Cables, machines, assisted bodyweight setups, neutral grips, shorter ranges, lighter loads, and different arm paths can keep direct arm work trainable when skull crushers, dips, or heavy close-grip presses are a poor fit.

Examples

How it looks in practice

Simple gym triceps menu

A practical starting menu could include one pressdown or machine-extension pattern plus one optional overhead cable or dumbbell extension if it feels good and fits the program.

That is enough direct work for many lifters when benching, overhead pressing, push-ups, and dips already add elbow-extension fatigue elsewhere in the week.

Pressing already fries your triceps

Keep direct triceps volume conservative if chest and shoulder sessions already end because the triceps give out.

Use extensions to fill the gap, not to bury the elbows after every push session.

Dips or skull crushers feel awful

Do not force a painful classic lift for arm growth.

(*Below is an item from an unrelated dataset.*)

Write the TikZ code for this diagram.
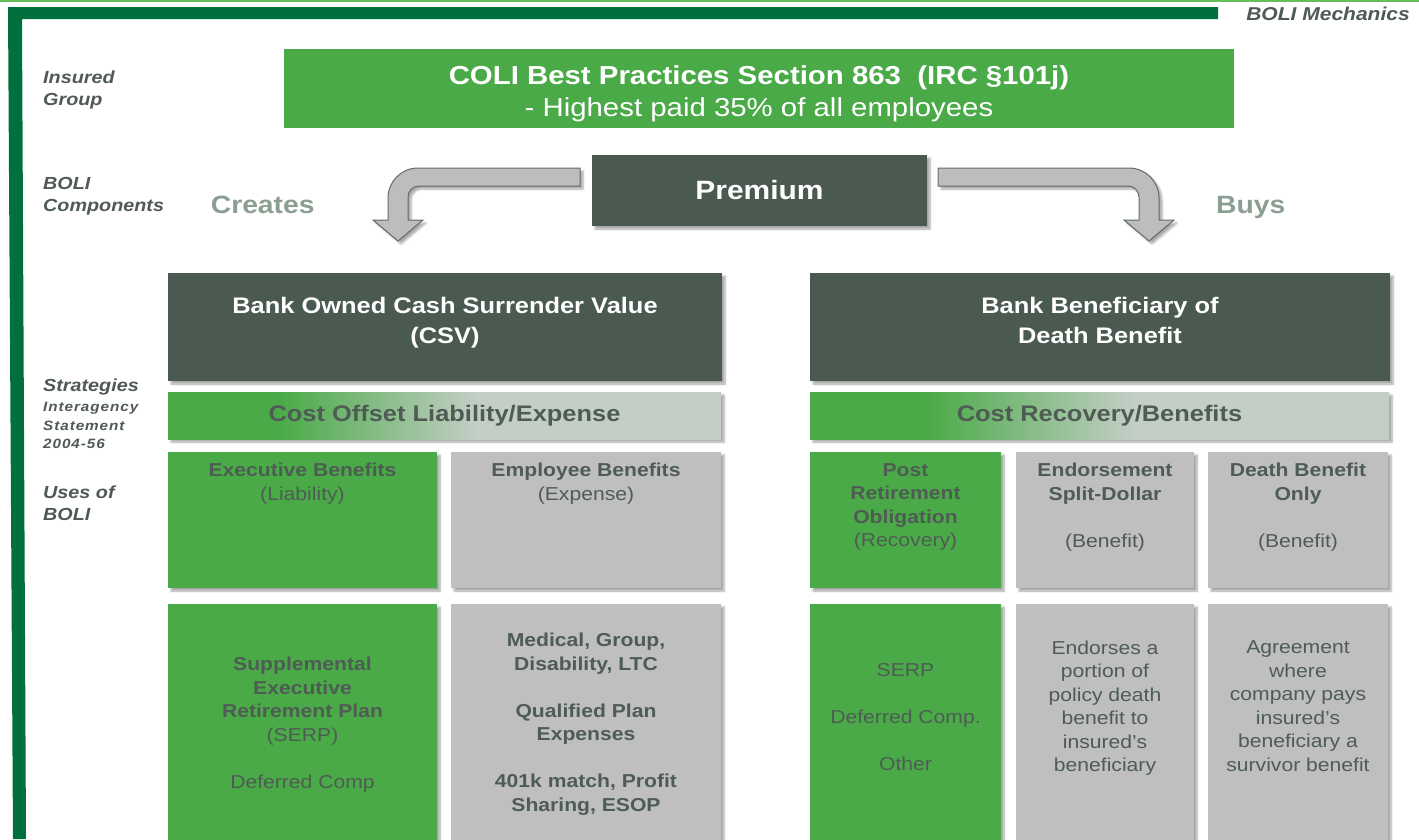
\documentclass[tikz,border=0pt]{standalone}
\usepackage{fontspec}
\setmainfont{Liberation Sans}[FakeStretch=1.13]
\newfontfamily\trackfont{Liberation Sans}[FakeStretch=1.13,LetterSpace=7]
\usetikzlibrary{positioning,shadows.blur}
\definecolor{framegreen}{HTML}{00703C}
\definecolor{rulegreen}{HTML}{64BE5A}
\definecolor{leafgreen}{HTML}{4AAA47}
\definecolor{slate}{HTML}{4A5A50}
\definecolor{stone}{HTML}{BFBFBF}
\definecolor{mist}{HTML}{C3CEC6}
\definecolor{inkgray}{HTML}{4E5C54}
\definecolor{labelgray}{HTML}{505A55}
\definecolor{sage}{HTML}{8A9E91}
\definecolor{arrowgray}{HTML}{BDBDBD}
\definecolor{arrowedge}{HTML}{5E6E65}
\pgfdeclarehorizontalshading{fadebar}{100bp}{color(0bp)=(leafgreen); color(35bp)=(leafgreen); color(53bp)=(mist); color(100bp)=(mist)}
\tikzset{
  block/.style={anchor=north west, inner sep=0pt, outer sep=0pt},
  softshadow/.style={blur shadow={shadow xshift=3pt, shadow yshift=-3pt, shadow blur steps=6, shadow opacity=35}},
  greenbox/.style={block, fill=leafgreen, softshadow},
  greybox/.style={block, fill=stone, softshadow},
  darkbox/.style={block, fill=slate, softshadow, text=white,
    font=\fontsize{26.5}{30}\selectfont\bfseries},
  fadebox/.style={block, shade, shading=fadebar, softshadow, text=inkgray,
    font=\fontsize{22.5}{30}\selectfont\bfseries},
  sidelabel/.style={anchor=north west, inner sep=0pt, align=left, text=labelgray,
    font=\fontsize{17.5}{21.7}\selectfont\bfseries\itshape},
  headtext/.style={anchor=north, inner sep=0pt, align=center, text=white,
    font=\fontsize{22.5}{30}\selectfont\bfseries},
  celltext/.style={anchor=north, inner sep=0pt, align=center, text=inkgray,
    font=\fontsize{18.7}{23.5}\selectfont},
  flowword/.style={anchor=base west, inner sep=0pt, text=sage,
    font=\fontsize{25}{30}\selectfont\bfseries},
  bendarrow/.style={fill=arrowgray, draw=arrowedge, line width=1pt, softshadow}
}
\begin{document}
\begin{tikzpicture}[x=1pt, y=-1pt]
  \useasboundingbox (0,0) rectangle (1419,839);
  \clip (0,0) rectangle (1419,839);

  % slide frame
  \fill[rulegreen] (0,0) rectangle (1419,1.5);
  \fill[framegreen] (8,7) -- (1218,7) -- (1218,19) -- (22,19) -- (26,839) -- (13,839) -- cycle;
  \node[anchor=base east, inner sep=0pt, text=labelgray,
    font=\fontsize{18.6}{22}\selectfont\bfseries\itshape] (title) at (1410,20.7) {BOLI Mechanics};

  % row labels
  \node[sidelabel] (insured) at (43,70.5) {Insured\\Group};
  \node[sidelabel] (components) at (43,177.5) {BOLI\\Components};
  \node[sidelabel] (strategies) at (43,379) {Strategies};
  \node[sidelabel, font=\trackfont\fontsize{13.5}{18.6}\selectfont\bfseries\itshape] (agency) at (43,402) {Interagency\\Statement\\2004-56};
  \node[sidelabel] (uses) at (43,485.5) {Uses of\\BOLI};

  % insured group and premium
  \node[block, fill=leafgreen, minimum width=950pt, minimum height=79pt] (coli) at (284,49) {};
  \node[anchor=north, inner sep=0pt, align=center, text=white,
    font=\fontsize{26}{32}\selectfont, below=16pt of coli.north] (colitext)
    {\textbf{COLI Best Practices Section 863\ \ (IRC \S101j)}\\- Highest paid 35\% of all employees};
  \node[darkbox, minimum width=335pt, minimum height=71pt] (premium) at (592,155) {Premium};

  % bent arrows out of the premium box
  \draw[bendarrow] (580,168) -- (418,168) arc[start angle=270, end angle=180, radius=30]
    -- (388,220) -- (373,220) -- (398,241) -- (423,220) -- (408,220)
    -- (408,197) arc[start angle=180, end angle=270, radius=11] -- (580,186) -- cycle;
  \draw[bendarrow] (938,168) -- (1129,168) arc[start angle=270, end angle=360, radius=30]
    -- (1159,220) -- (1174,220) -- (1149,241) -- (1124,220) -- (1139,220)
    -- (1139,197) arc[start angle=0, end angle=-90, radius=11] -- (938,186) -- cycle;
  \node[flowword] (creates) at (210.7,213.3) {Creates};
  \node[flowword] (buys) at (1216,213.3) {Buys};

  % components
  \node[darkbox, minimum width=554pt, minimum height=108pt] (csv) at (168,273) {};
  \node[headtext, below=23.5pt of csv.north] (csvtext) {Bank Owned Cash Surrender Value\\(CSV)};
  \node[darkbox, minimum width=580pt, minimum height=108pt] (payout) at (810,273) {};
  \node[headtext, below=23.5pt of payout.north] (payouttext) {Bank Beneficiary of\\Death Benefit};

  % strategies
  \node[fadebox, minimum width=553pt, minimum height=47pt] (offset) at (168,392) {Cost Offset Liability/Expense};
  \node[fadebox, minimum width=579pt, minimum height=47pt] (recovery) at (810,392) {Cost Recovery/Benefits};

  % uses, first row
  \node[greenbox, minimum width=269pt, minimum height=136pt] (exec) at (168,452) {};
  \node[greybox, minimum width=270pt, minimum height=136pt] (staff) at (451,452) {};
  \node[greenbox, minimum width=191pt, minimum height=136pt] (post) at (810,452) {};
  \node[greybox, minimum width=178pt, minimum height=136pt] (split) at (1016,452) {};
  \node[greybox, minimum width=180pt, minimum height=136pt] (death) at (1208,452) {};
  \node[celltext, below=11pt of exec.north] (exectext) {\textbf{Executive Benefits}\\(Liability)};
  \node[celltext, below=11pt of staff.north] (stafftext) {\textbf{Employee Benefits}\\(Expense)};
  \node[celltext, below=11pt of post.north] (posttext) {\textbf{Post}\\\textbf{Retirement}\\\textbf{Obligation}\\(Recovery)};
  \node[celltext, below=11pt of split.north] (splittext) {\textbf{Endorsement}\\\textbf{Split-Dollar}\\[23.5pt](Benefit)};
  \node[celltext, below=11pt of death.north] (deathtext) {\textbf{Death Benefit}\\\textbf{Only}\\[23.5pt](Benefit)};

  % uses, second row
  \node[greenbox, minimum width=269pt, minimum height=250pt] (serp) at (168,604) {};
  \node[greybox, minimum width=270pt, minimum height=250pt] (plans) at (451,604) {};
  \node[greenbox, minimum width=191pt, minimum height=250pt] (other) at (810,604) {};
  \node[greybox, minimum width=178pt, minimum height=250pt] (endorse) at (1016,604) {};
  \node[greybox, minimum width=180pt, minimum height=250pt] (survivor) at (1208,604) {};
  \node[celltext, below=53pt of serp.north] (serptext) {\textbf{Supplemental}\\\textbf{Executive}\\\textbf{Retirement Plan}\\(SERP)\\[23.5pt]Deferred Comp};
  \node[celltext, below=29pt of plans.north] (planstext) {\textbf{Medical, Group,}\\\textbf{Disability, LTC}\\[23.5pt]\textbf{Qualified Plan}\\\textbf{Expenses}\\[23.5pt]\textbf{401k match, Profit}\\\textbf{Sharing, ESOP}};
  \node[celltext, below=59.5pt of other.north] (othertext) {SERP\\[23.5pt]Deferred Comp.\\[23.5pt]Other};
  \node[celltext, below=36.5pt of endorse.north] (endorsetext) {Endorses a\\portion of\\policy death\\benefit to\\insured’s\\beneficiary};
  \node[celltext, below=36.5pt of survivor.north] (survivortext) {Agreement\\where\\company pays\\insured’s\\beneficiary a\\survivor benefit};
\end{tikzpicture}
\end{document}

Try assisted dips, machine dips, cable pressdowns, overhead cables, neutral-grip dumbbell work, or a machine extension instead.

The constraint is repeatable elbow extension and tolerable loading, not whether the exercise looks hardcore.

Common mistakes

Caveats

Science notes

Why the answer looks like this

The evidence supports triceps exercise selection as a programming problem: understand elbow extension and the shoulder-crossing long head, choose exercises that match the target and equipment, accumulate enough quality work, and manage joint stress and pressing overlap so progress can repeat.

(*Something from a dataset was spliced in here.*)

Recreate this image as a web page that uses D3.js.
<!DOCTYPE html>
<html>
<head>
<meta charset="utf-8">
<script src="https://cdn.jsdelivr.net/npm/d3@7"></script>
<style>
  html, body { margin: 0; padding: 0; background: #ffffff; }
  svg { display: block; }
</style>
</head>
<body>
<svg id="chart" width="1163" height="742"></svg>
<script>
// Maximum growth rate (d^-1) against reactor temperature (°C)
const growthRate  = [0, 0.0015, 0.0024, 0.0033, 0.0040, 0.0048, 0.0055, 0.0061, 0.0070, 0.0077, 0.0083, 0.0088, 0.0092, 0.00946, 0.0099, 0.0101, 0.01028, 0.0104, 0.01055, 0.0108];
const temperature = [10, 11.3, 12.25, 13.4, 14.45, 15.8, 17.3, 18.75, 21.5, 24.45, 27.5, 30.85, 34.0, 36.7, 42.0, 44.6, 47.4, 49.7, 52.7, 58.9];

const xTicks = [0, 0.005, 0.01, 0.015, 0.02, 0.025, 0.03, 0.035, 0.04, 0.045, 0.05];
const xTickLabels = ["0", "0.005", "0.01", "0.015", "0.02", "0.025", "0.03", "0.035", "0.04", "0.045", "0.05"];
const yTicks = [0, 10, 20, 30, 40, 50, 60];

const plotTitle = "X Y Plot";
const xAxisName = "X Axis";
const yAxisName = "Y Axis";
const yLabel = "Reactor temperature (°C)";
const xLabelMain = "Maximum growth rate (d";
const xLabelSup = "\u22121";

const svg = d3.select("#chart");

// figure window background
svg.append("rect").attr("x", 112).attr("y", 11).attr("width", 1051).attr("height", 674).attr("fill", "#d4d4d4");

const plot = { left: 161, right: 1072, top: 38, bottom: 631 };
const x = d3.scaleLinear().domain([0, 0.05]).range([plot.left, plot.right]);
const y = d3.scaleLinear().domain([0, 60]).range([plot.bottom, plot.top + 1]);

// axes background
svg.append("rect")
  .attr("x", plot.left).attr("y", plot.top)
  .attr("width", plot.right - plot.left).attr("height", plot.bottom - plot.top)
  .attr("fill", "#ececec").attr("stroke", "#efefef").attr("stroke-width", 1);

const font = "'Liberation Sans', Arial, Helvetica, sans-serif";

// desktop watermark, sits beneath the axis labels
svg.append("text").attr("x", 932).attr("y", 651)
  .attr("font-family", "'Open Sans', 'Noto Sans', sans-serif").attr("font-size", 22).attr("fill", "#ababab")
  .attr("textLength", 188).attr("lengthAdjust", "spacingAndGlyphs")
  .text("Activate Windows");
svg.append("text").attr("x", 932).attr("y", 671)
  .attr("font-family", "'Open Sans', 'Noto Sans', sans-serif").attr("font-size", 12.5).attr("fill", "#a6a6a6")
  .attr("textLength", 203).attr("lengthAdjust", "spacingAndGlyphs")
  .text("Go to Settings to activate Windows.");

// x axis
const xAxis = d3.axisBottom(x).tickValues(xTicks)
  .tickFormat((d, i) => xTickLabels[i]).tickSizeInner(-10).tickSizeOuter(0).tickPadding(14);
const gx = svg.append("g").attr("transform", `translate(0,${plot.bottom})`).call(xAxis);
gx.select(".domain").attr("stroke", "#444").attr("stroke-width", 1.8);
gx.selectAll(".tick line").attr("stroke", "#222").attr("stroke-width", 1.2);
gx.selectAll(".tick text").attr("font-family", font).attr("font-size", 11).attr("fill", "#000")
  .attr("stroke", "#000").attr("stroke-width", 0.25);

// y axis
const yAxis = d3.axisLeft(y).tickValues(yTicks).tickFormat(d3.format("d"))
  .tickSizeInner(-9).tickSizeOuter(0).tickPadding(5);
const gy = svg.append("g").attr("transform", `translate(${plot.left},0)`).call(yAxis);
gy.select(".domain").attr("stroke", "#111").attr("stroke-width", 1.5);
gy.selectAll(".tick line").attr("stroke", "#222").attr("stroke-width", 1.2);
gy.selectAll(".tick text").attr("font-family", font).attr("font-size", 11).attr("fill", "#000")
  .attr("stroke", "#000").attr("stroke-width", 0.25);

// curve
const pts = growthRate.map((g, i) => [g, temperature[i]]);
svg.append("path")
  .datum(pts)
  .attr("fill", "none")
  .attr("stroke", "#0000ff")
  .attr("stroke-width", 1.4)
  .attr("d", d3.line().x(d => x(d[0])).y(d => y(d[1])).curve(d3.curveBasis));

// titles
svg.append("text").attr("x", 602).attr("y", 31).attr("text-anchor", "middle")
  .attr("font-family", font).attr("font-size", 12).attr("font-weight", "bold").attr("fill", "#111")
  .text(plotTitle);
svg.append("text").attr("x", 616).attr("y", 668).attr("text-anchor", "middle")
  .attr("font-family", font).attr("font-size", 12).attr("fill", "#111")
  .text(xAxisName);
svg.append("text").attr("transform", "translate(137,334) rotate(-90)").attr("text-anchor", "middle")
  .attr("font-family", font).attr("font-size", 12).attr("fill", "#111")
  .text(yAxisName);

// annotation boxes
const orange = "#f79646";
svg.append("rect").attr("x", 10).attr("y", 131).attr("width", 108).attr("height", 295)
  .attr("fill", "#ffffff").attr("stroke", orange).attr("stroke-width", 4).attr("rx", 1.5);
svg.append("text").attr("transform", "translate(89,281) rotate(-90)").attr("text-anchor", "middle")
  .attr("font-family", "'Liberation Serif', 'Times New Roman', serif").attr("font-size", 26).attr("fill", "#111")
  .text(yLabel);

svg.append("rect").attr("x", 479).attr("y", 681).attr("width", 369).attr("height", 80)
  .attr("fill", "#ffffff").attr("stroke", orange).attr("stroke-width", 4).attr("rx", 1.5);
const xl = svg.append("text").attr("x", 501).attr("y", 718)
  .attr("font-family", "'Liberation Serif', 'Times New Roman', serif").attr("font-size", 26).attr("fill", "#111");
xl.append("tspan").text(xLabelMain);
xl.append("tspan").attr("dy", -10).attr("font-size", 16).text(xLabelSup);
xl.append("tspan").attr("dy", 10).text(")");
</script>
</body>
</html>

The triceps extend the elbow

NCBI Bookshelf anatomy describes the triceps brachii as a three-headed posterior upper-arm muscle whose primary function is elbow extension, with all three heads joining into a common tendon at the olecranon.

That supports using pressdowns, extensions, close-grip presses, push-ups, dips, and machine work as triceps tools when elbow extension is trained through a controlled, repeatable range.

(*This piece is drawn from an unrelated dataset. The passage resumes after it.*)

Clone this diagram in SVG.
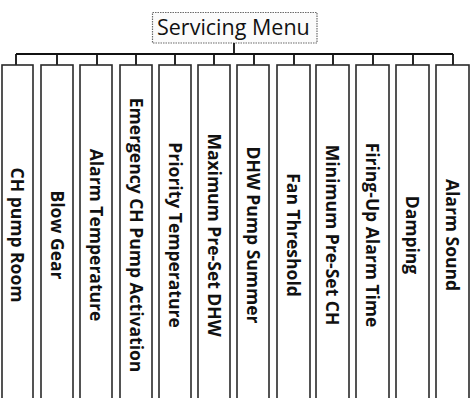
<svg xmlns="http://www.w3.org/2000/svg" width="473" height="398" viewBox="0 0 473 398">
<style>
.bg{fill:#ffffff}
.title{fill:#fbfbfb;stroke:#6a6a6a;stroke-width:1.2;stroke-dasharray:1.5 1}
.tt{font-family:"Open Sans","Liberation Sans",sans-serif;font-size:21.5px;fill:#111}
.box{fill:#ffffff;stroke:#2a2a2a;stroke-width:1.6}
.lbl{font-family:"Open Sans","Liberation Sans",sans-serif;font-weight:bold;font-size:17.5px;fill:#111;text-anchor:middle}
.wire{fill:none;stroke:#111;stroke-width:1.8}
</style>
<rect class="bg" x="0" y="0" width="473" height="398"/>
<g id="servicing-menu">
<rect class="title" x="152.5" y="12.5" width="164.5" height="30.5"/>
<text class="tt" x="157" y="35">Servicing Menu</text>
</g>
<g id="connectors">
<path class="wire" d="M234,43V54M16,54H453M16,54V65M57,54V65M97,54V65M136,54V65M175,54V65M214,54V65M254,54V65M294,54V65M333,54V65M373,54V65M413,54V65M453,54V65"/>
</g>
<g id="n1"><rect class="box" x="2" y="65" width="31" height="340"/><text class="lbl" transform="translate(17.5,235) rotate(90)" y="6.3">CH pump Room</text></g>
<g id="n2"><rect class="box" x="41" y="65" width="32" height="340"/><text class="lbl" transform="translate(57,235) rotate(90)" y="6.3">Blow Gear</text></g>
<g id="n3"><rect class="box" x="80" y="65" width="32" height="340"/><text class="lbl" transform="translate(96,235) rotate(90)" y="6.3">Alarm Temperature</text></g>
<g id="n4"><rect class="box" x="120" y="65" width="32" height="340"/><text class="lbl" transform="translate(136,235) rotate(90)" y="6.3">Emergency CH Pump Activation</text></g>
<g id="n5"><rect class="box" x="159" y="65" width="32" height="340"/><text class="lbl" transform="translate(175,235) rotate(90)" y="6.3">Priority Temperature</text></g>
<g id="n6"><rect class="box" x="198" y="65" width="32" height="340"/><text class="lbl" transform="translate(214,235) rotate(90)" y="6.3">Maximum Pre-Set DHW</text></g>
<g id="n7"><rect class="box" x="237" y="65" width="32" height="340"/><text class="lbl" transform="translate(253,235) rotate(90)" y="6.3">DHW Pump Summer</text></g>
<g id="n8"><rect class="box" x="277" y="65" width="33" height="340"/><text class="lbl" transform="translate(293.5,235) rotate(90)" y="6.3">Fan Threshold</text></g>
<g id="n9"><rect class="box" x="316" y="65" width="33" height="340"/><text class="lbl" transform="translate(332.5,235) rotate(90)" y="6.3">Minimum Pre-Set CH</text></g>
<g id="n10"><rect class="box" x="356" y="65" width="33" height="340"/><text class="lbl" transform="translate(372.5,235) rotate(90)" y="6.3">Firing-Up Alarm Time</text></g>
<g id="n11"><rect class="box" x="396" y="65" width="33" height="340"/><text class="lbl" transform="translate(412.5,235) rotate(90)" y="6.3">Damping</text></g>
<g id="n12"><rect class="box" x="436" y="65" width="33" height="340"/><text class="lbl" transform="translate(452.5,235) rotate(90)" y="6.3">Alarm Sound</text></g>
</svg>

The long head crosses the shoulder

The long head originates on the scapula, so it has a shoulder relationship that the lateral and medial heads do not share in the same way.

A small functional study using surface EMG and musculoskeletal modeling found triceps-head contributions changed with shoulder elevation, which is useful context for overhead-extension claims but not a stand-alone hypertrophy ranking.

Overhead extensions have some direct evidence

In a 12-week within-person study, overhead cable elbow-extension training produced larger triceps volume increases than neutral-arm cable extensions in 21 adults.

That supports considering overhead work when it is tolerable and useful, while keeping the claim narrow because the study compared two cable extension positions rather than every real-world triceps exercise, program, or pain history.

Progression still beats attachment chasing

Resistance-training guidelines and hypertrophy reviews emphasize progressive overload, sufficient volume, useful range of motion, loadability, exercise selection, rest, frequency, and training status rather than one magic arm movement.

For triceps growth, that means repeatable technique, enough hard sets, recoverable volume, and joint-tolerant setup matter more than winning a rope-versus-bar or dip-versus-extension argument.

Limitations

  • There are not high-quality long-term trials ranking every triceps exercise with volume, effort, range of motion, shoulder position, grip, pressing overlap, and population perfectly matched.
  • Short-term activation, modeling, and head-specific mechanics can suggest hypotheses, but they do not automatically prove superior hypertrophy over months of real training.
  • Triceps exercise choice is highly individual because elbow, shoulder, wrist, pressing volume, bodyweight, equipment, skill, and recovery constraints vary.